Russia’s parliament has approved new fines for people who insult the state or government online, sparking fierce criticism the move is an attempt to silence President Vladimir Putin‘s critics.
The bill proposes fining people up to 100,000 roubles (£1,150) for showing “blatant disrespect” for the authorities, Russian flag or constitution. Repeat offenders would face a prison sentence of up to 15 days.
Human rights activists were among those calling for the law, which was approved by the upper house of parliament on Wednesday, to be thrown out.
In an open letter, several prominent cultural figures warned that the bills were an “open declaration of the establishment of direct censorship“. The Kremlin denied the legislation amounts to censorship.
The second draft law would give authorities the power to block websites if they fail to comply with requests to remove information that the state deems to be factually inaccurate.
Individuals would be fined up to 400,000 roubles (£4,600) for circulating false information online that leads to a “mass violation of public order”.

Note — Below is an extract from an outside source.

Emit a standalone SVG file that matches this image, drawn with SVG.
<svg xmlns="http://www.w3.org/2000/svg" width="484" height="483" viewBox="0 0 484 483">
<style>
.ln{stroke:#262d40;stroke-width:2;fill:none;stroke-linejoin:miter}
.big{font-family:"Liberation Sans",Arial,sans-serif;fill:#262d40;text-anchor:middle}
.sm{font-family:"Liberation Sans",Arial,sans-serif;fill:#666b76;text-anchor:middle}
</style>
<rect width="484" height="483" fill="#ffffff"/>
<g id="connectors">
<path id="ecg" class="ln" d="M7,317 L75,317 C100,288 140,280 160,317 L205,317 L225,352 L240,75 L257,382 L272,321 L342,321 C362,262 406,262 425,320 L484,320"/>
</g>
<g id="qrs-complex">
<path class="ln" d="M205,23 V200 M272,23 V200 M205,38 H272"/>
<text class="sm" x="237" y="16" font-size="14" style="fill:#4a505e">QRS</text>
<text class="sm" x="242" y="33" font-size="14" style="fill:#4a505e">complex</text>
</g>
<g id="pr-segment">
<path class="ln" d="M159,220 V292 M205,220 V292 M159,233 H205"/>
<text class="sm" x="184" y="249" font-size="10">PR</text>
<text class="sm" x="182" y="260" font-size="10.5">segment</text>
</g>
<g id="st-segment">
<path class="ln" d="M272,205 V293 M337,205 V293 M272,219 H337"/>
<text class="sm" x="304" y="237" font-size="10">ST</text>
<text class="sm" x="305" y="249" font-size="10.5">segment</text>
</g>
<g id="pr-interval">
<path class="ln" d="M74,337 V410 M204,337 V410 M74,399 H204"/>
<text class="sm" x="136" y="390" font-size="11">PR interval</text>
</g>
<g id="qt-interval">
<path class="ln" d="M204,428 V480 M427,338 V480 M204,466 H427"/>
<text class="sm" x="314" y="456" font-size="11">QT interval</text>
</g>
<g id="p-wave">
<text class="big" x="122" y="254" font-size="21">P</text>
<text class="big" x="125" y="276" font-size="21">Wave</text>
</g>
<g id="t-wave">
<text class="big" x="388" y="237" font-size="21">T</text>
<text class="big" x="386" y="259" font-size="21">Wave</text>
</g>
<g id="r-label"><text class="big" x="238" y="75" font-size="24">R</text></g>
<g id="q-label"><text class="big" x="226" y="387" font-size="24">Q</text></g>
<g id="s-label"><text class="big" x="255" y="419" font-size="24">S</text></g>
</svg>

Those protests were in response to a bill in parliament that would route all internet traffic through servers in Russia, making virtual private networks (VPNs) ineffective.
Andrei Klishas, from Putin’s United Russia party and one of the authors of the latest “censorship” bills, said false reports that inflated the death toll at a fatal shopping centre fire in Siberia last year illustrated the need to tackle fake news.
“This kind of thing must be screened by the law,” he said.
Council member Ekaterina Schulmann said the legislation, which the lower house of parliament approved in January, duplicated existing law and added that it could be applied arbitrarily because its wording was so vague.
“The sphere of fake news, insults and so on, is under strict regulation in many countries of the world, even in European states,” Kremlin spokesman Dmitry Peskov said. “This undoubtedly has to be done in our country, too.”
Tougher internet laws introduced over the past five years require search engines to delete some search results, messaging services to share encryption keys with security services and social networks to store users’ personal data on servers within the country.